Background information on the appraisal of the German Wehrmacht's personnel documents pertaining to Soviet prisoners of war
The graves of millions of Soviet prisoners of war can be found everywhere in Germany and in the territories of its European neighbours that were occupied by German troops during the course of the Second World War. These range from individual burials in municipal cemeteries to large camp cemeteries with thousands of dead. For lack of documents, most of the dead remained unidentified for decades. Their fate, it was thought, would never be reconstructable.
However, since the end of the war the Soviet Union had been in possession of documents prepared by the Wehrmacht between 1941 and 1945 concerning the fate of its prisoners of war. These papers came from the administrative offices of the liberated prison camps and from the former Wehrmacht Information Office (WASt) in Berlin. They included personnel file cards, arrival records, death and release records and records of transfers to the Gestapo or Sicherheitsdienst (SD).
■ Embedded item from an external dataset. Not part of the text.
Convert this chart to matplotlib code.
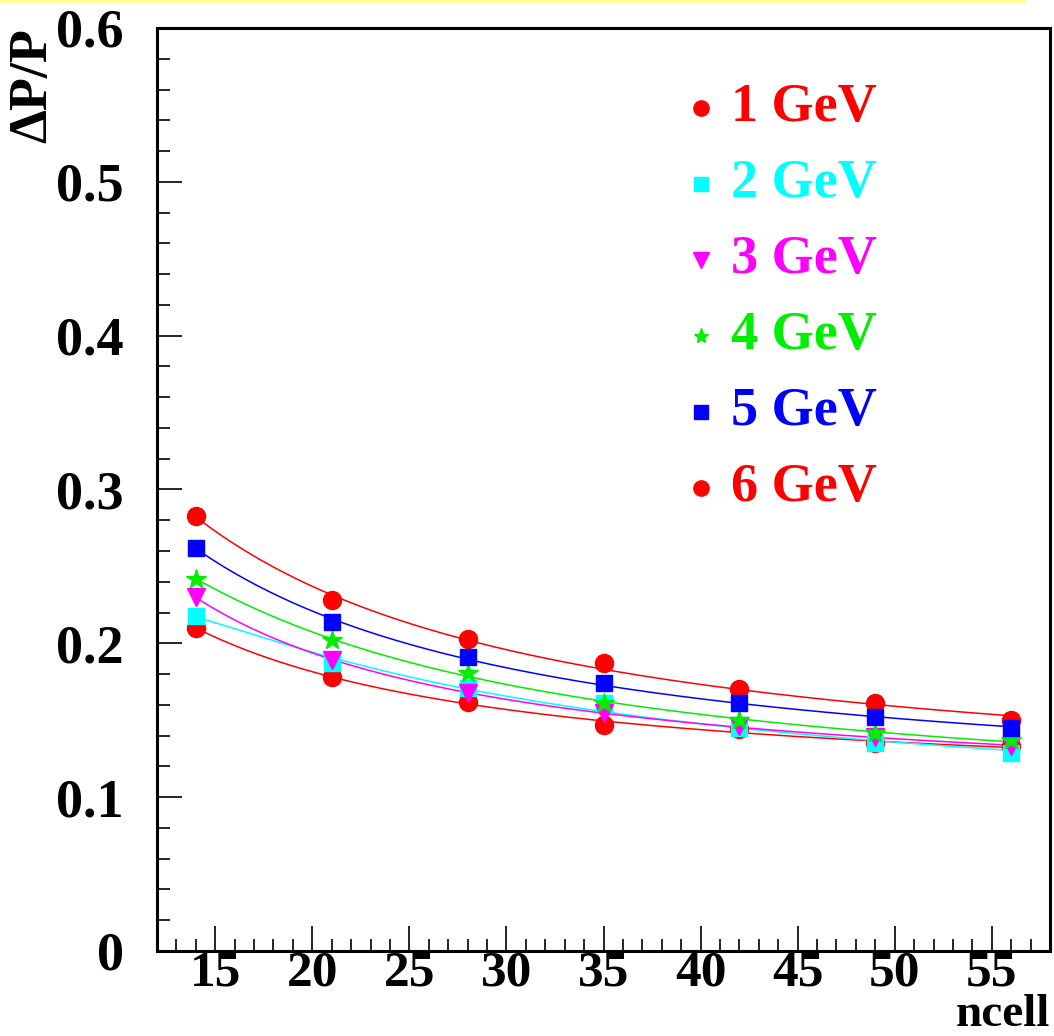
import numpy as np
import matplotlib
matplotlib.use('Agg')
import matplotlib.pyplot as plt
from matplotlib.patches import Rectangle

# data
ncell = [14, 21, 28, 35, 42, 49, 56]
res_1gev = [0.210, 0.178, 0.162, 0.147, 0.144, 0.135, 0.133]
res_2gev = [0.218, 0.187, 0.171, 0.161, 0.145, 0.135, 0.129]
res_3gev = [0.230, 0.189, 0.168, 0.155, 0.146, 0.139, 0.133]
res_4gev = [0.242, 0.202, 0.181, 0.161, 0.150, 0.142, 0.137]
res_5gev = [0.262, 0.214, 0.191, 0.174, 0.161, 0.152, 0.145]
res_6gev = [0.283, 0.228, 0.203, 0.187, 0.170, 0.161, 0.150]

labels = ['1 GeV', '2 GeV', '3 GeV', '4 GeV', '5 GeV', '6 GeV']
series = [res_1gev, res_2gev, res_3gev, res_4gev, res_5gev, res_6gev]
colors = ['#ff0000', '#00ffff', '#ff00ff', '#00ee00', '#0000ff', '#ff0000']
markers = ['o', 's', 'v', '*', 's', 'o']
msizes = [13, 12, 13, 15, 12, 13]
leg_sizes = [11, 10, 11, 11, 10, 11]
zorders = [3, 4, 5, 6, 7, 2]

font = 'Liberation Serif'
fsize = 39

fig = plt.figure(figsize=(10.54, 10.36), dpi=100)
fig.add_artist(Rectangle((0, 1033 / 1036), 1025 / 1054, 3 / 1036,
                         transform=fig.transFigure, color='#ffff99', lw=0))
ax = fig.add_axes([157 / 1054, 85 / 1036, 893 / 1054, 923 / 1036])

x = np.array(ncell, dtype=float)
xs = np.linspace(14, 56, 200)
for lab, ys, c, m, ms, z in zip(labels, series, colors, markers, msizes, zorders):
    # smooth fit through the points: a + b/x + c/x^2
    coef = np.polyfit(1 / x, ys, 2)
    ax.plot(xs, np.polyval(coef, 1 / xs), color=c, lw=1.1, zorder=z)
    ax.plot(x, ys, linestyle='none', marker=m, ms=ms, color=c, mec=c, zorder=z + 10)

# legend drawn by hand, markers then coloured text
for i, (lab, c, m, ms) in enumerate(zip(labels, colors, markers, leg_sizes)):
    yy = 0.913 - 0.0823 * i
    ax.plot([0.609], [yy], transform=ax.transAxes, marker=m, ms=ms, color=c,
            linestyle='none', clip_on=False)
    ax.text(0.643, yy, lab, transform=ax.transAxes, color=c, fontsize=fsize,
            fontweight='bold', family=font, va='center', ha='left')

ax.set_xlim(12, 58)
ax.set_ylim(0, 0.6)
ax.set_xticks(np.arange(15, 56, 5))
ax.set_xticks(np.arange(13, 58, 1), minor=True)
ax.set_yticks(np.arange(0, 0.61, 0.1))
ax.set_yticks(np.arange(0, 0.61, 0.02), minor=True)
ax.set_yticklabels(['0', '0.1', '0.2', '0.3', '0.4', '0.5', '0.6'])

ax.tick_params(which='both', direction='in', top=False, right=False, width=1.2)
ax.tick_params(which='major', length=18)
ax.tick_params(which='minor', length=9)
ax.tick_params(axis='y', pad=24)
ax.tick_params(axis='x', pad=0)
for lab in ax.get_yticklabels():
    lab.set_family(font)
    lab.set_fontweight('bold')
    lab.set_fontsize(fsize)
for lab in ax.get_xticklabels():
    lab.set_family(font)
    lab.set_fontweight('bold')
    lab.set_fontsize(37)

fig.text(33 / 1054, 1 - 28 / 1036, '\u0394P/P', rotation=90, ha='center', va='top',
         fontsize=fsize, fontweight='bold', family=font)
fig.text(1050 / 1054, 0.0, 'ncell', ha='right', va='bottom',
         fontsize=34, fontweight='bold', family=font)
for sp in ax.spines.values():
    sp.set_linewidth(2.2)

fig.savefig('out.png', dpi=100, facecolor='white')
As the post-Soviet archives gradually opened, German researchers also gained access to relevant holdings in the Central Military Archives in Podolsk near Moscow. Later, holdings of the intelligence services's archives also became accessible. This made it possible in the long term to ascertain the fates of hundreds of thousands of prisoners. However, this required that these captured German documents be jointly processed by the former enemies. At the end of the war, the documents of the Wehrmacht Information Office fell into the hands of US troops largely unscathed. In accordance with international law, the US Army handed these documents over to the Soviet Union in 1945. There they were translated and evaluated by the Red Army and the NKVD in the years that followed. Although the Soviet authorities possessed detailed information about the fate of their prisoners of war, most families received only the vague information that their family member had died in German captivity or was missing. All captured documents pertaining to prisoners of war were used by the Soviet authorities primarily as the basis for investigating surviving prisoners to determine whether they had collaborated with the Germans. This investigation was conducted in the 'filtration camps' that the surviving prisoners were required to pass through before returning home.